Short task: Transcribe the whole listing below without changing a word, but leave out every image.

Data segment:

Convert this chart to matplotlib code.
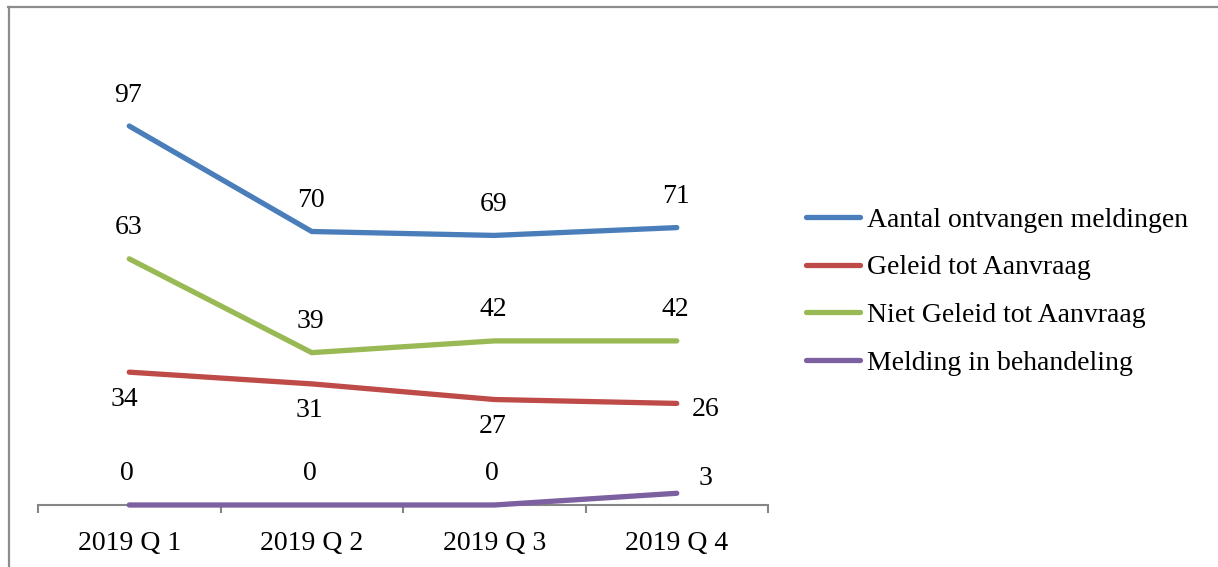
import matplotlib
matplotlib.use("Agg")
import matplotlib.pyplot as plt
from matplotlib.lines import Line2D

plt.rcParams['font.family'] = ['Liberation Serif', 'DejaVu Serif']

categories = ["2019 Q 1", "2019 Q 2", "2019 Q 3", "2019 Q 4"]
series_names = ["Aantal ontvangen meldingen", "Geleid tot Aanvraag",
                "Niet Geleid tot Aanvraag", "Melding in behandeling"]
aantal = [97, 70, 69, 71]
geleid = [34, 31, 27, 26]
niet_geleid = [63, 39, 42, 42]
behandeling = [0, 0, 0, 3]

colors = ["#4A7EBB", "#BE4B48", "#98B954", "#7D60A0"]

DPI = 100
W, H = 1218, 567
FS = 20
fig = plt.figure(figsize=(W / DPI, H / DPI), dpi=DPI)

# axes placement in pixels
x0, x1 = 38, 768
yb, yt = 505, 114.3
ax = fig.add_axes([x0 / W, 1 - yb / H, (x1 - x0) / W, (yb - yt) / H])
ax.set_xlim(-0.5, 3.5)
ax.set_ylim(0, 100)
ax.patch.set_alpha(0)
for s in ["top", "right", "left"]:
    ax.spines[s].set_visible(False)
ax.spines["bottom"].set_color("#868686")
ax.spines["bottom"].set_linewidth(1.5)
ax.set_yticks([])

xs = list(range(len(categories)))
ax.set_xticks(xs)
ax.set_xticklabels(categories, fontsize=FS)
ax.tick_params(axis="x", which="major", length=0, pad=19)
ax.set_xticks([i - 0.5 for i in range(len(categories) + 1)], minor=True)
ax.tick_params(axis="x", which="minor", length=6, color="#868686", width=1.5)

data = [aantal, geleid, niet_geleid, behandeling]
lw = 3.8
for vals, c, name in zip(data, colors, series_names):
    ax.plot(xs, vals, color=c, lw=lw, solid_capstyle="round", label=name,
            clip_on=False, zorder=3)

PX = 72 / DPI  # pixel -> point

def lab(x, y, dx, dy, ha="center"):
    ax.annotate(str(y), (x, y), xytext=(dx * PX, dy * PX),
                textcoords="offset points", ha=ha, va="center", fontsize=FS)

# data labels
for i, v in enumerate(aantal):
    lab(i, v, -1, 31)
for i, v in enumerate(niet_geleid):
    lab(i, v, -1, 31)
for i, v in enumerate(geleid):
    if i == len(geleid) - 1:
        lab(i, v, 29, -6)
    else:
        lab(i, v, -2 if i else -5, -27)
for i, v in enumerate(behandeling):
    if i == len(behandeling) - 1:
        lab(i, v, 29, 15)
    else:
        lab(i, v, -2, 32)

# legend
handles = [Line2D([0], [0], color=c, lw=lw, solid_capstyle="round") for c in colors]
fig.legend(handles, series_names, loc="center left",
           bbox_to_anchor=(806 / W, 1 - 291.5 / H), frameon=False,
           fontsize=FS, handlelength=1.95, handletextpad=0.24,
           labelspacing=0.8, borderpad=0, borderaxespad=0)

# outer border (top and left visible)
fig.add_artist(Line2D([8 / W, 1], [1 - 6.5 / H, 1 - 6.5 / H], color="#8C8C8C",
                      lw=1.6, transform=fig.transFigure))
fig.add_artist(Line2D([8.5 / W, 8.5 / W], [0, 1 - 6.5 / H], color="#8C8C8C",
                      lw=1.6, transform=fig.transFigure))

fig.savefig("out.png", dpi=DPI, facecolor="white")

Exercise output:
Convert this chart to matplotlib code.
import matplotlib
matplotlib.use("Agg")
import matplotlib.pyplot as plt
from matplotlib.lines import Line2D

plt.rcParams['font.family'] = ['Liberation Serif', 'DejaVu Serif']

categories = ["2019 Q 1", "2019 Q 2", "2019 Q 3", "2019 Q 4"]
series_names = ["Aantal ontvangen meldingen", "Geleid tot Aanvraag",
                "Niet Geleid tot Aanvraag", "Melding in behandeling"]
aantal = [97, 70, 69, 71]
geleid = [34, 31, 27, 26]
niet_geleid = [63, 39, 42, 42]
behandeling = [0, 0, 0, 3]

colors = ["#4A7EBB", "#BE4B48", "#98B954", "#7D60A0"]

DPI = 100
W, H = 1218, 567
FS = 20
fig = plt.figure(figsize=(W / DPI, H / DPI), dpi=DPI)

# axes placement in pixels
x0, x1 = 38, 768
yb, yt = 505, 114.3
ax = fig.add_axes([x0 / W, 1 - yb / H, (x1 - x0) / W, (yb - yt) / H])
ax.set_xlim(-0.5, 3.5)
ax.set_ylim(0, 100)
ax.patch.set_alpha(0)
for s in ["top", "right", "left"]:
    ax.spines[s].set_visible(False)
ax.spines["bottom"].set_color("#868686")
ax.spines["bottom"].set_linewidth(1.5)
ax.set_yticks([])

xs = list(range(len(categories)))
ax.set_xticks(xs)
ax.set_xticklabels(categories, fontsize=FS)
ax.tick_params(axis="x", which="major", length=0, pad=19)
ax.set_xticks([i - 0.5 for i in range(len(categories) + 1)], minor=True)
ax.tick_params(axis="x", which="minor", length=6, color="#868686", width=1.5)

data = [aantal, geleid, niet_geleid, behandeling]
lw = 3.8
for vals, c, name in zip(data, colors, series_names):
    ax.plot(xs, vals, color=c, lw=lw, solid_capstyle="round", label=name,
            clip_on=False, zorder=3)

PX = 72 / DPI  # pixel -> point

def lab(x, y, dx, dy, ha="center"):
    ax.annotate(str(y), (x, y), xytext=(dx * PX, dy * PX),
                textcoords="offset points", ha=ha, va="center", fontsize=FS)

# data labels
for i, v in enumerate(aantal):
    lab(i, v, -1, 31)
for i, v in enumerate(niet_geleid):
    lab(i, v, -1, 31)
for i, v in enumerate(geleid):
    if i == len(geleid) - 1:
        lab(i, v, 29, -6)
    else:
        lab(i, v, -2 if i else -5, -27)
for i, v in enumerate(behandeling):
    if i == len(behandeling) - 1:
        lab(i, v, 29, 15)
    else:
        lab(i, v, -2, 32)

# legend
handles = [Line2D([0], [0], color=c, lw=lw, solid_capstyle="round") for c in colors]
fig.legend(handles, series_names, loc="center left",
           bbox_to_anchor=(806 / W, 1 - 291.5 / H), frameon=False,
           fontsize=FS, handlelength=1.95, handletextpad=0.24,
           labelspacing=0.8, borderpad=0, borderaxespad=0)

# outer border (top and left visible)
fig.add_artist(Line2D([8 / W, 1], [1 - 6.5 / H, 1 - 6.5 / H], color="#8C8C8C",
                      lw=1.6, transform=fig.transFigure))
fig.add_artist(Line2D([8.5 / W, 8.5 / W], [0, 1 - 6.5 / H], color="#8C8C8C",
                      lw=1.6, transform=fig.transFigure))

fig.savefig("out.png", dpi=DPI, facecolor="white")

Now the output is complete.